◆ Written request
Please write out the lines of the data exactly, beginning with the first and ending with the line containing "levels = list(range(-5, 6))"; leave the pictures behind.

◆ Dataset extract
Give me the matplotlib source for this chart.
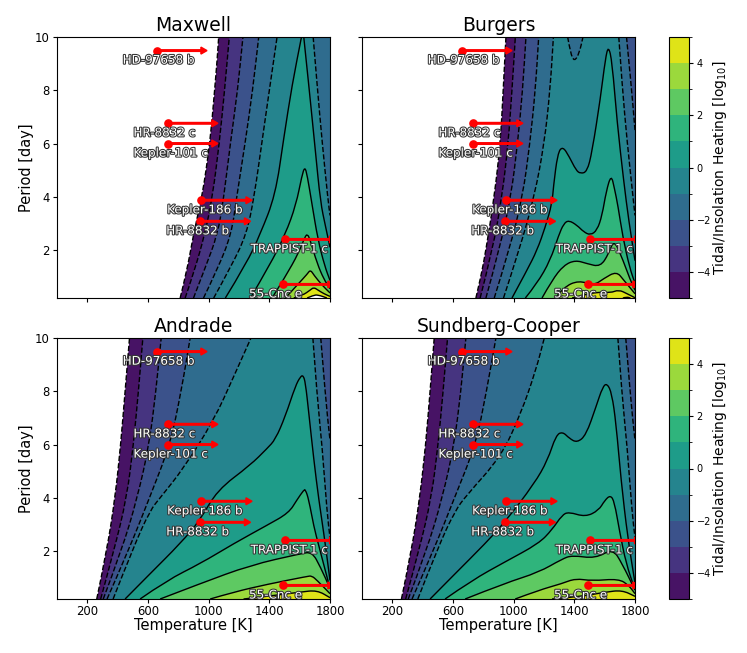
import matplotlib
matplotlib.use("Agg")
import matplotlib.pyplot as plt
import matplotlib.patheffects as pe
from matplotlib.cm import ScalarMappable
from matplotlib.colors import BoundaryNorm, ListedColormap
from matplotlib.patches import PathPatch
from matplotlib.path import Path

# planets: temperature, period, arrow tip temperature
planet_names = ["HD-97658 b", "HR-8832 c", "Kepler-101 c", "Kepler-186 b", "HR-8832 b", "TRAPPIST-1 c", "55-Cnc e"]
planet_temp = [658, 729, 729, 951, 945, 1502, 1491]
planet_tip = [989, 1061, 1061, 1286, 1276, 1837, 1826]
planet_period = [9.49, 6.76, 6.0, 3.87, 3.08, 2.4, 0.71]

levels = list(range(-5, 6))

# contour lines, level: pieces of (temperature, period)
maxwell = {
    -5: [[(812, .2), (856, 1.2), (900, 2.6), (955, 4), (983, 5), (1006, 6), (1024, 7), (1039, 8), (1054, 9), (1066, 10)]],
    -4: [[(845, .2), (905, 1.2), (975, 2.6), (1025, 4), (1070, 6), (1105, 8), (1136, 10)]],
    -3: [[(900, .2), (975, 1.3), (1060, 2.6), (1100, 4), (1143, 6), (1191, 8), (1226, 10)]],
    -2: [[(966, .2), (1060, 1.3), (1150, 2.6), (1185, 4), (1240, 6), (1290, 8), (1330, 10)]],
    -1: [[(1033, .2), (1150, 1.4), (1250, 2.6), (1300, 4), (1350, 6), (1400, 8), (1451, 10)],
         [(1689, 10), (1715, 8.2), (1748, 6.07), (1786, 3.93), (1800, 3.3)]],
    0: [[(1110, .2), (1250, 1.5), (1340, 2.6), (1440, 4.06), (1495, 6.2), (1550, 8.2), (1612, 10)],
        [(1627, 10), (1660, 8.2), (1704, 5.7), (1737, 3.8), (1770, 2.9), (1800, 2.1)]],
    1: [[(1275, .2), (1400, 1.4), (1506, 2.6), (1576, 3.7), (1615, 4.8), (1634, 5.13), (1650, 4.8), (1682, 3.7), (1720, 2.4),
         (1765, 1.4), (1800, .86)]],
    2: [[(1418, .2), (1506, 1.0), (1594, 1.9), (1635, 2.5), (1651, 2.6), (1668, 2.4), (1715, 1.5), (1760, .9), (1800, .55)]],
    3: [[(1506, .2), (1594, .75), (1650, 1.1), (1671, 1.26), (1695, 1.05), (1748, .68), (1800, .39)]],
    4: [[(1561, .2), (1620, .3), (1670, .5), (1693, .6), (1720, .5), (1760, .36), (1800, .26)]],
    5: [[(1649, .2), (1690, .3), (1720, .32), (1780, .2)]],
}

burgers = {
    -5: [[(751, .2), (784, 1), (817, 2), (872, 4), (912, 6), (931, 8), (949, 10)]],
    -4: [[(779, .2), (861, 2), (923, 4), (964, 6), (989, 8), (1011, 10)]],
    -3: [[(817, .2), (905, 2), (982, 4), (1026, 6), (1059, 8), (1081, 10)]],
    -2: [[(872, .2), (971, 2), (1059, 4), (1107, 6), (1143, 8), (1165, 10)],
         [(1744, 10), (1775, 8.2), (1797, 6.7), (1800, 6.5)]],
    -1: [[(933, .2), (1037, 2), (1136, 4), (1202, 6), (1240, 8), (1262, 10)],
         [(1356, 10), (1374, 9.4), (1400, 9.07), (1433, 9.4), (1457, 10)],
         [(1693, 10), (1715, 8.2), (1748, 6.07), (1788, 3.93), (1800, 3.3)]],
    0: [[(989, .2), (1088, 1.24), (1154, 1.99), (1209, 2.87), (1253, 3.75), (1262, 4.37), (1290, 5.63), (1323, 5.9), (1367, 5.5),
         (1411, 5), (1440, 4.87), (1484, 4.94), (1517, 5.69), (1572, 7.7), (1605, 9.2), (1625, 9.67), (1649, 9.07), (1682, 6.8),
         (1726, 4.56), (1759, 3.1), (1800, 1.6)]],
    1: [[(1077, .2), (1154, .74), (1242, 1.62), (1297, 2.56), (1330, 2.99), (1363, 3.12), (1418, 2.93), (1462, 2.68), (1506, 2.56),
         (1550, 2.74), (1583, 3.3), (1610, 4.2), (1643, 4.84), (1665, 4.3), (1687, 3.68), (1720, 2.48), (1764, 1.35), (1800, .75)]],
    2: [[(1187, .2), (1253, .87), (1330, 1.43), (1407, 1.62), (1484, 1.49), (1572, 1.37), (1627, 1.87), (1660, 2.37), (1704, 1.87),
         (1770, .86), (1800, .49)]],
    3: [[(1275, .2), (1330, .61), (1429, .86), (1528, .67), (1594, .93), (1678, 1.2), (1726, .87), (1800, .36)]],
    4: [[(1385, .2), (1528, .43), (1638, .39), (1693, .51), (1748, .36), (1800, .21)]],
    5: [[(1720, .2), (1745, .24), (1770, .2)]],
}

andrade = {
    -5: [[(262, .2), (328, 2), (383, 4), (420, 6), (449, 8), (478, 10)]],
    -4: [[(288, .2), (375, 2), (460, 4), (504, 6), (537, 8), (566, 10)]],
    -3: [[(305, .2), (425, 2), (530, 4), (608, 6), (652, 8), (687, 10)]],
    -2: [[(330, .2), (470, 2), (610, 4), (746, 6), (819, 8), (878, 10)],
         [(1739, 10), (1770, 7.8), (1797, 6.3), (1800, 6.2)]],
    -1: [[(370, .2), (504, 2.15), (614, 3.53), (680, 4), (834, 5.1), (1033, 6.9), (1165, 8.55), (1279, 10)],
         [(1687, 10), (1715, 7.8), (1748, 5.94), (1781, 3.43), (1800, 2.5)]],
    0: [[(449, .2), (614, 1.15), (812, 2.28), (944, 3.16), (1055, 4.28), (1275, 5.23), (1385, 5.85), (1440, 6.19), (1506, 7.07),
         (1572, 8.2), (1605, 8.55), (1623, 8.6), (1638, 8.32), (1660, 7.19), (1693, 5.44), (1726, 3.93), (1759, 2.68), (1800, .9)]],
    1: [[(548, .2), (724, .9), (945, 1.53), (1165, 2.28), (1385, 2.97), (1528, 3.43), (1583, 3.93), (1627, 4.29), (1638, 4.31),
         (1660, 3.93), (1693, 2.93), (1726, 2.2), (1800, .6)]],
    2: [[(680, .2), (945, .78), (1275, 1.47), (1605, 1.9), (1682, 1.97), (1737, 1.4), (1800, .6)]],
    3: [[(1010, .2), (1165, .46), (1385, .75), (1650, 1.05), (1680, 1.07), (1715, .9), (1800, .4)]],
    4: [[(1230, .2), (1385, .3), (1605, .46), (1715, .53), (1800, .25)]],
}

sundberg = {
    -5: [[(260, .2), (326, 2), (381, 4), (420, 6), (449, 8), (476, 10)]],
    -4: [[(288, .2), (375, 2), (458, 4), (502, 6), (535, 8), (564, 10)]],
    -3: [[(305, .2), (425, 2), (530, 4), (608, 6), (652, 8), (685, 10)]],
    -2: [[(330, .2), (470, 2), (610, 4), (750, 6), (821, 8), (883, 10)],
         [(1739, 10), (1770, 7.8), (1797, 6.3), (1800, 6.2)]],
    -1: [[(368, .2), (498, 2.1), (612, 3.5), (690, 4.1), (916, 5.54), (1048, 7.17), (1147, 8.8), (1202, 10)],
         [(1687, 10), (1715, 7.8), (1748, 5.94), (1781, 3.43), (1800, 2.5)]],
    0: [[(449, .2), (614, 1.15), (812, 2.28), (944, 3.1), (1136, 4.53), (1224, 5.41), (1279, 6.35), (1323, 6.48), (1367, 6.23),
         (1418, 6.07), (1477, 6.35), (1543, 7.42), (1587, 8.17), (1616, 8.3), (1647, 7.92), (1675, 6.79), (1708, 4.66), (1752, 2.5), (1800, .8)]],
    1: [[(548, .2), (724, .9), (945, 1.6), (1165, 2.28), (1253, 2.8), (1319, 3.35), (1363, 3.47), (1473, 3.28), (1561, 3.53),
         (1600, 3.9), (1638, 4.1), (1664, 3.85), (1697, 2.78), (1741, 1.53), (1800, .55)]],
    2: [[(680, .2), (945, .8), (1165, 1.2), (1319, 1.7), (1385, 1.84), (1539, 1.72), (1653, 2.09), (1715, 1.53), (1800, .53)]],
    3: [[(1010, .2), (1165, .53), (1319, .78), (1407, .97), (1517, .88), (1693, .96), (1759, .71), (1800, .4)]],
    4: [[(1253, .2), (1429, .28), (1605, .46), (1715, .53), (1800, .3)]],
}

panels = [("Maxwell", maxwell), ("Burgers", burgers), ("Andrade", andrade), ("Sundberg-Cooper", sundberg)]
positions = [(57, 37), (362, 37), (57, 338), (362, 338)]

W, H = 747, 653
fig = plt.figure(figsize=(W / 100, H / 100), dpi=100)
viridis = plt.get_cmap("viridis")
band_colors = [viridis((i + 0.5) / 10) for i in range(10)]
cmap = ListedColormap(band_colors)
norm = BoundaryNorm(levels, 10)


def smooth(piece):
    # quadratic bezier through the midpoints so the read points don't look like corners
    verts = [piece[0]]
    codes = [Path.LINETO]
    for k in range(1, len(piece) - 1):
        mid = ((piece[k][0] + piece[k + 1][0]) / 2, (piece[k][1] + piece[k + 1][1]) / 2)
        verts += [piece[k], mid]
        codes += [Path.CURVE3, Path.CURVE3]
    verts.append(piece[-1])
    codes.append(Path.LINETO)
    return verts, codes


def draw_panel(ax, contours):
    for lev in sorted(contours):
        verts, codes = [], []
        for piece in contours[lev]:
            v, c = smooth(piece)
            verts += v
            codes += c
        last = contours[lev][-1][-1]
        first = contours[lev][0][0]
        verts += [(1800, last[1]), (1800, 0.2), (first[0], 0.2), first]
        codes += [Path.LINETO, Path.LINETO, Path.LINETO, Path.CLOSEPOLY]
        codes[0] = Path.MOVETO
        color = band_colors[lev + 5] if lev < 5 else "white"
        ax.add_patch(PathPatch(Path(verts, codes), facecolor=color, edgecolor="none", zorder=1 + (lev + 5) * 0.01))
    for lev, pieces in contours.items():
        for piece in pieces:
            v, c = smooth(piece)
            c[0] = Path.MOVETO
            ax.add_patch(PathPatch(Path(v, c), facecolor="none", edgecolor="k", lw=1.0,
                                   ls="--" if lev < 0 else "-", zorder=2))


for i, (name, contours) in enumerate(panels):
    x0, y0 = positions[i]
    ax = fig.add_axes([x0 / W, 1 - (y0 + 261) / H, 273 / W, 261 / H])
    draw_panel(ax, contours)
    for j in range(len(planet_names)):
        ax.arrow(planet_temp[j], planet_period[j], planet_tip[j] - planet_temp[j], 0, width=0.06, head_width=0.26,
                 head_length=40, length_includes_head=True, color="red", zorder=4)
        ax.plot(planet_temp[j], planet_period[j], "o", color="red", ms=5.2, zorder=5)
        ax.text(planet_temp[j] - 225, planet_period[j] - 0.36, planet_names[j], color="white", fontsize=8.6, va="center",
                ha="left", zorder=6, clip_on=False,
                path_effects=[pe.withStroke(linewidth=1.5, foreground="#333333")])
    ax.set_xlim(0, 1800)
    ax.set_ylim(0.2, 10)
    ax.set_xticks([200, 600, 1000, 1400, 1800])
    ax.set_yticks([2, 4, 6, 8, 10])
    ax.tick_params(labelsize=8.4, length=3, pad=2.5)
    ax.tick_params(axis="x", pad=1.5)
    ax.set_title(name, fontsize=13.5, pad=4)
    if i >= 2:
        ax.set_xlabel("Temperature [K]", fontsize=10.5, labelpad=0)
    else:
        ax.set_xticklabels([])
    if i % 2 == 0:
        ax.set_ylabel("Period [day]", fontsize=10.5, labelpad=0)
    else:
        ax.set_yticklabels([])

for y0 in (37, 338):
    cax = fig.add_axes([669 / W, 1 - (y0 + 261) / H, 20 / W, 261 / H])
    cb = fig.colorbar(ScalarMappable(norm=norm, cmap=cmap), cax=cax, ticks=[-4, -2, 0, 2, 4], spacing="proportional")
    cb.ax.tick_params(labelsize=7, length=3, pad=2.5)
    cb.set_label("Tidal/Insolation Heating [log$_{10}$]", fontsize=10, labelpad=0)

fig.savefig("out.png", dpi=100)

◆ Result
Give me the matplotlib source for this chart.
import matplotlib
matplotlib.use("Agg")
import matplotlib.pyplot as plt
import matplotlib.patheffects as pe
from matplotlib.cm import ScalarMappable
from matplotlib.colors import BoundaryNorm, ListedColormap
from matplotlib.patches import PathPatch
from matplotlib.path import Path

# planets: temperature, period, arrow tip temperature
planet_names = ["HD-97658 b", "HR-8832 c", "Kepler-101 c", "Kepler-186 b", "HR-8832 b", "TRAPPIST-1 c", "55-Cnc e"]
planet_temp = [658, 729, 729, 951, 945, 1502, 1491]
planet_tip = [989, 1061, 1061, 1286, 1276, 1837, 1826]
planet_period = [9.49, 6.76, 6.0, 3.87, 3.08, 2.4, 0.71]

levels = list(range(-5, 6))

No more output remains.